## DESCRIPTION OF THE TASK
Extract, in full, the lines below, beginning at the first and ending with the line that contains "ax = fig.add_axes([32". Pictures do not belong in the copy.

## RAW RECORDS
----

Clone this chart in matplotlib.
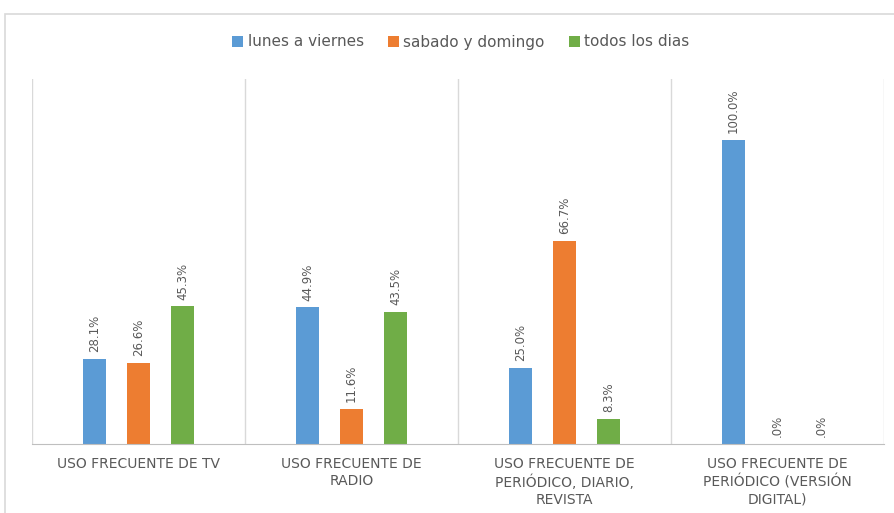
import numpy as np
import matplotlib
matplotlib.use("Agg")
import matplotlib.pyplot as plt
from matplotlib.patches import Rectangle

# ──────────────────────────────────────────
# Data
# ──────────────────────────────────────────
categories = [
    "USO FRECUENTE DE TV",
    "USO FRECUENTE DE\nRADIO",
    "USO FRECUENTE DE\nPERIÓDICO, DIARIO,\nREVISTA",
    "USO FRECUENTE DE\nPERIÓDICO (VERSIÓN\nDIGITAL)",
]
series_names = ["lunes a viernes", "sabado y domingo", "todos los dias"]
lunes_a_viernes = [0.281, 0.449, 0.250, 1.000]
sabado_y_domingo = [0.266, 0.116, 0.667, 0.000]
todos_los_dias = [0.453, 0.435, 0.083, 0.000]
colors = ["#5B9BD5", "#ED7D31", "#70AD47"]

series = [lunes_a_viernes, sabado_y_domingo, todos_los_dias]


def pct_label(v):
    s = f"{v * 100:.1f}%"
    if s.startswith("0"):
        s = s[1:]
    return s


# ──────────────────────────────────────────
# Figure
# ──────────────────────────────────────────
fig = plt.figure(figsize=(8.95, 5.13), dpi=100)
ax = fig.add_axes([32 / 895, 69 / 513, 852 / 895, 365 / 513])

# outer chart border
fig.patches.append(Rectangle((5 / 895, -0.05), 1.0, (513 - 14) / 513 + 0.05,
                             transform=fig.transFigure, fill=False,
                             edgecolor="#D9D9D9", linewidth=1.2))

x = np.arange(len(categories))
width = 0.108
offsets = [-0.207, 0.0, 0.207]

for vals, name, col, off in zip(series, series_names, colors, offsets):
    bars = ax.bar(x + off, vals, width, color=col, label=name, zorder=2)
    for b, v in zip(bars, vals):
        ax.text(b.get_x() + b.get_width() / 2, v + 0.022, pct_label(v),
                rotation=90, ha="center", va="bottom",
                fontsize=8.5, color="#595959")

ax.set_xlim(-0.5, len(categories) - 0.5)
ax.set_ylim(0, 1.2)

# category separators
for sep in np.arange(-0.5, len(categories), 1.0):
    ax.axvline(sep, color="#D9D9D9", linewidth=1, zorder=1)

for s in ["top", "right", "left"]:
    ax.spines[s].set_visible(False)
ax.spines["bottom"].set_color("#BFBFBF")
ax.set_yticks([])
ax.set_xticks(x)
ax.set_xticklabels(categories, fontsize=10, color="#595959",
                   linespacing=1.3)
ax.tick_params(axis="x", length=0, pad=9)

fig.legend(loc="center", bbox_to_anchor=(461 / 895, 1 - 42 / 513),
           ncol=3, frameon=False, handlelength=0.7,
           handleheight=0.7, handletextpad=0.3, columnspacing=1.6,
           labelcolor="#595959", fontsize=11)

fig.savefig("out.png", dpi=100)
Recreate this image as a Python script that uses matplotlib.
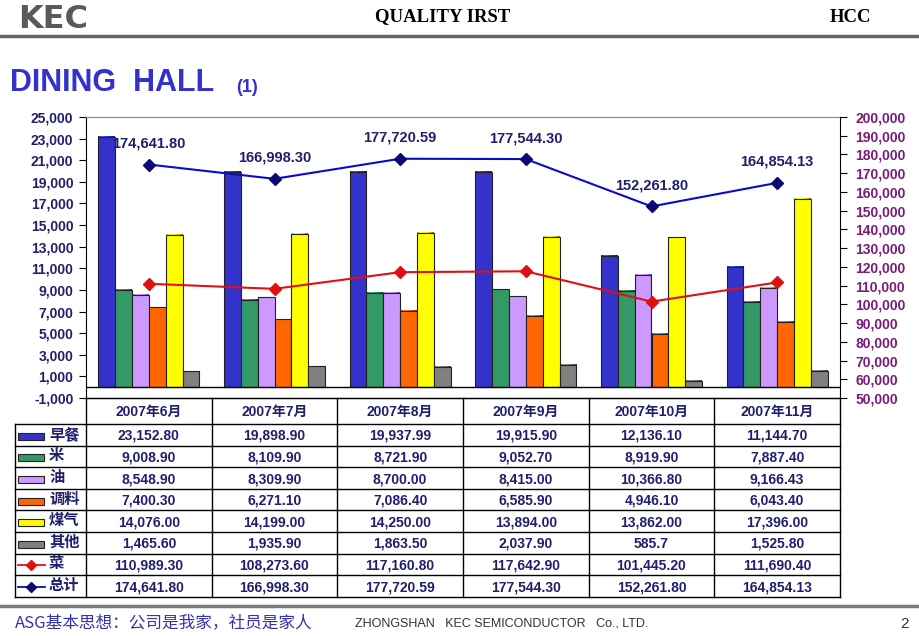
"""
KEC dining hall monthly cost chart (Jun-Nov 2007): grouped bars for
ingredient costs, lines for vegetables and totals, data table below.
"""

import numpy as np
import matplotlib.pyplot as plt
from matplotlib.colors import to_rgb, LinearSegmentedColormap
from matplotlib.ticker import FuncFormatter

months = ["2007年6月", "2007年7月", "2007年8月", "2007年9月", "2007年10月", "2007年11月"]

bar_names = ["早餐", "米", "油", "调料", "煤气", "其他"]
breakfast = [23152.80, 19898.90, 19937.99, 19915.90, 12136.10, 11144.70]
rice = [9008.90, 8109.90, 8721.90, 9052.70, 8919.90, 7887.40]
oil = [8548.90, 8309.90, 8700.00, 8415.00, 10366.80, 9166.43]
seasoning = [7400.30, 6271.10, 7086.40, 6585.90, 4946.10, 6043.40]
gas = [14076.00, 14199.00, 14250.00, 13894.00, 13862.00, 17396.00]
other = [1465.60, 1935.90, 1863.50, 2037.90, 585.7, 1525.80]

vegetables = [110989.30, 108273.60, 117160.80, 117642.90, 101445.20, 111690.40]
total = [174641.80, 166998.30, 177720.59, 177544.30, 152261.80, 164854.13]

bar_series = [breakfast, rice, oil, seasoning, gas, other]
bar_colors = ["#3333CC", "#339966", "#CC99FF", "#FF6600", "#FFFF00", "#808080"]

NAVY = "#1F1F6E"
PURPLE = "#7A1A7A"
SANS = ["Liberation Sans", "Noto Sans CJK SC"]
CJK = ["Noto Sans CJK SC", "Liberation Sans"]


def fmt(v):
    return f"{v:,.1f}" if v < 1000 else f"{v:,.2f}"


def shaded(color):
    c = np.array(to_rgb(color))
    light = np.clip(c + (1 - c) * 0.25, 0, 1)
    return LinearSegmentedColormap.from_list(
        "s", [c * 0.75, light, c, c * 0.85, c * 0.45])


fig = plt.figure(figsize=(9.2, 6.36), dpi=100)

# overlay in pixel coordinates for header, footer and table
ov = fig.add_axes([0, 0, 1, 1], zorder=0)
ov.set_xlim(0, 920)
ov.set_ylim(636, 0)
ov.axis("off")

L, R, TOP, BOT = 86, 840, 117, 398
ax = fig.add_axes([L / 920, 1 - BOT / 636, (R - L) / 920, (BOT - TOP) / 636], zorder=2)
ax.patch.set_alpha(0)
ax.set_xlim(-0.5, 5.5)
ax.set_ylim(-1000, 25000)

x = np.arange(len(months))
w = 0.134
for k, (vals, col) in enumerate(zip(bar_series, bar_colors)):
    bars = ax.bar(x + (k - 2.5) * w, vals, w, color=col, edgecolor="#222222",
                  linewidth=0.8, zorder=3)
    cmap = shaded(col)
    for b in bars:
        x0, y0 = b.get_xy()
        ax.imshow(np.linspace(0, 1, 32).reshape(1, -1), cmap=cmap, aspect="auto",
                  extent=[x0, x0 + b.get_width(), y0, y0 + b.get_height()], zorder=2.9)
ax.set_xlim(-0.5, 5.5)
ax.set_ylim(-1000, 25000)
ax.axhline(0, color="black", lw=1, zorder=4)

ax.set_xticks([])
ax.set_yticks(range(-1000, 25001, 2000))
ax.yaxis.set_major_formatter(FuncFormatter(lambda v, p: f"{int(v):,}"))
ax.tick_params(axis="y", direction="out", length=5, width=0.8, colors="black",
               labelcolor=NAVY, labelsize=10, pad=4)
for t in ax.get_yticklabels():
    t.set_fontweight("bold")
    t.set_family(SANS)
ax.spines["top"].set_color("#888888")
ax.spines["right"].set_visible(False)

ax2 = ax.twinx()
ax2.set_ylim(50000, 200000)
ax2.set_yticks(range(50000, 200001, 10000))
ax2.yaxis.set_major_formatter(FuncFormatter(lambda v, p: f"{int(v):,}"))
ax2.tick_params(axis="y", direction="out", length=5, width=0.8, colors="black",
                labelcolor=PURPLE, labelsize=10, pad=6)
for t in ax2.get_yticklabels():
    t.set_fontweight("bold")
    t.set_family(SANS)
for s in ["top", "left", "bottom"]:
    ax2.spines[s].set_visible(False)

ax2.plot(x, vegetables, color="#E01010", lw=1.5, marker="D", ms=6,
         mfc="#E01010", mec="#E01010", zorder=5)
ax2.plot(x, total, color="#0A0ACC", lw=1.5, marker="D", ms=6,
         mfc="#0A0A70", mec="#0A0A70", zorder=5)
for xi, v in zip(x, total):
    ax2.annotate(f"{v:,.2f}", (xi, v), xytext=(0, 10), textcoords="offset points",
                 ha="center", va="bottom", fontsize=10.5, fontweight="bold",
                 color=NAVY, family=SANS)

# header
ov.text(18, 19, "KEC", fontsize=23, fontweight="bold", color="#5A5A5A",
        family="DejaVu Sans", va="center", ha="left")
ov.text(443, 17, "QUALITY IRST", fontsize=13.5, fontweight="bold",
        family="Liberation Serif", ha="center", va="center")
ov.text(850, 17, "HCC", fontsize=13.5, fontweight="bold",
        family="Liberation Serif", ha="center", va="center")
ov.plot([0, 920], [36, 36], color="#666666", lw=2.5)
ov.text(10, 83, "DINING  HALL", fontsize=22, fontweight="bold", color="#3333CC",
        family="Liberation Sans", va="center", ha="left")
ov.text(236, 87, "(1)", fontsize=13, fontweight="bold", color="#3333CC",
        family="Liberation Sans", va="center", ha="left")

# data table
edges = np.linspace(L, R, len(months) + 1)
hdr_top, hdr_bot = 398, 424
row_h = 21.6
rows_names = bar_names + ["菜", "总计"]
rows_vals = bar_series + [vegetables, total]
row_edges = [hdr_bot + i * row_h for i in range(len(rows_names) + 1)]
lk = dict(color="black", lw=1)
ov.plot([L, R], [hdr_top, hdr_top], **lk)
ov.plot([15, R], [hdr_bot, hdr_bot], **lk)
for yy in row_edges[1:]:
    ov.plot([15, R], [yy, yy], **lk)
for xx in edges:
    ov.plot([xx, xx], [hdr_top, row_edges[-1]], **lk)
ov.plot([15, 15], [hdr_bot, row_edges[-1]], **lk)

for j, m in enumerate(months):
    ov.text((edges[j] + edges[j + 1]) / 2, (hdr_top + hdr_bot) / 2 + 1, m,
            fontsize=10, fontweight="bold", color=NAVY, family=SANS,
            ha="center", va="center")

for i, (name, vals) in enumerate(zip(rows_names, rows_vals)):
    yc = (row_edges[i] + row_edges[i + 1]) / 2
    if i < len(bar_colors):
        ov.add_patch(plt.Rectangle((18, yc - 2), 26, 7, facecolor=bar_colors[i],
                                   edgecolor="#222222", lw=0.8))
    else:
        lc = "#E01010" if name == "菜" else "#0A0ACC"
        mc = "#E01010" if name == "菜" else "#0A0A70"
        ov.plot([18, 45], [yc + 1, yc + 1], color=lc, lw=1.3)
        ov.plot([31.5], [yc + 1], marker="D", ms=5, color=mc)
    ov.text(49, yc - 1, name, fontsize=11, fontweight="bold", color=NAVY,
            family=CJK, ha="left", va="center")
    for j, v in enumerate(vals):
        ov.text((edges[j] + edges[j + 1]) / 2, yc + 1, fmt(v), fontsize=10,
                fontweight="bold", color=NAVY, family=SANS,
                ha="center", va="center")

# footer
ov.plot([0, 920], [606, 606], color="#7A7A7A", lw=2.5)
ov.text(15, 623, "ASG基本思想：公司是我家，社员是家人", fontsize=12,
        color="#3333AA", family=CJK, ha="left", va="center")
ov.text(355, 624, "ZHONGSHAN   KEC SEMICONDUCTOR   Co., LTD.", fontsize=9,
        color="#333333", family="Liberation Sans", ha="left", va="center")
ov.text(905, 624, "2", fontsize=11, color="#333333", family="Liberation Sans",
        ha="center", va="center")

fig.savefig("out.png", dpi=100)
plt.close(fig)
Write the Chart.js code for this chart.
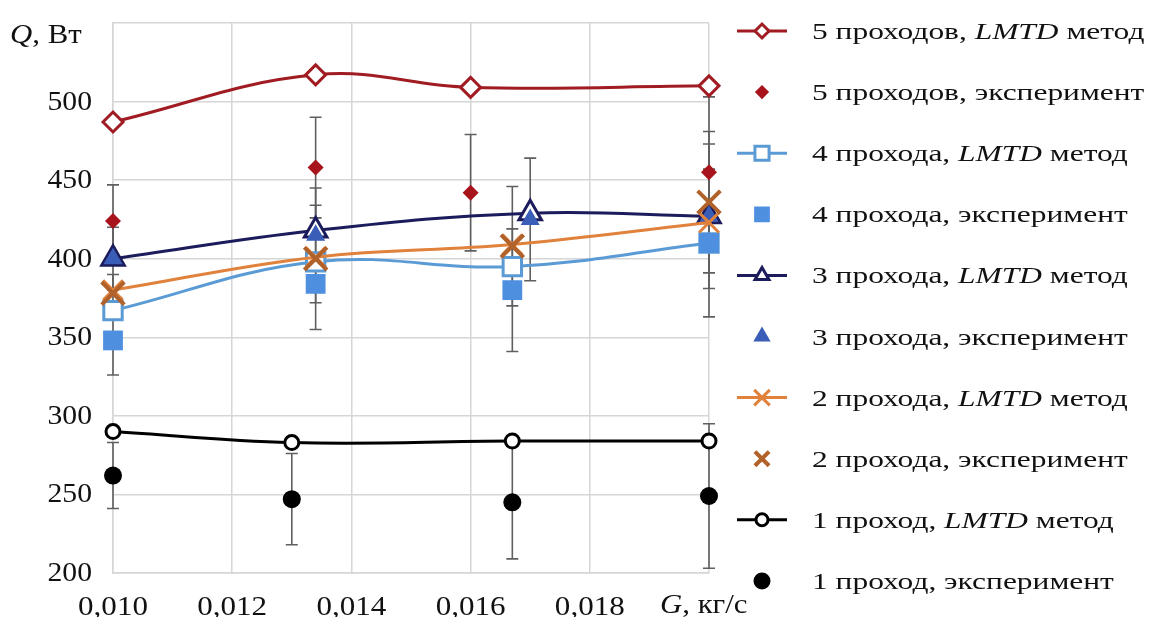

----

## ANSWER IN FULL
Clone this chart in matplotlib.
import numpy as np
import matplotlib
matplotlib.use("Agg")
import matplotlib.pyplot as plt
from matplotlib.patches import Rectangle

# ──────────────────────────────────────────
# Data
# ──────────────────────────────────────────
categories = [
    "USO FRECUENTE DE TV",
    "USO FRECUENTE DE\nRADIO",
    "USO FRECUENTE DE\nPERIÓDICO, DIARIO,\nREVISTA",
    "USO FRECUENTE DE\nPERIÓDICO (VERSIÓN\nDIGITAL)",
]
series_names = ["lunes a viernes", "sabado y domingo", "todos los dias"]
lunes_a_viernes = [0.281, 0.449, 0.250, 1.000]
sabado_y_domingo = [0.266, 0.116, 0.667, 0.000]
todos_los_dias = [0.453, 0.435, 0.083, 0.000]
colors = ["#5B9BD5", "#ED7D31", "#70AD47"]

series = [lunes_a_viernes, sabado_y_domingo, todos_los_dias]


def pct_label(v):
    s = f"{v * 100:.1f}%"
    if s.startswith("0"):
        s = s[1:]
    return s


# ──────────────────────────────────────────
# Figure
# ──────────────────────────────────────────
fig = plt.figure(figsize=(8.95, 5.13), dpi=100)
ax = fig.add_axes([32 / 895, 69 / 513, 852 / 895, 365 / 513])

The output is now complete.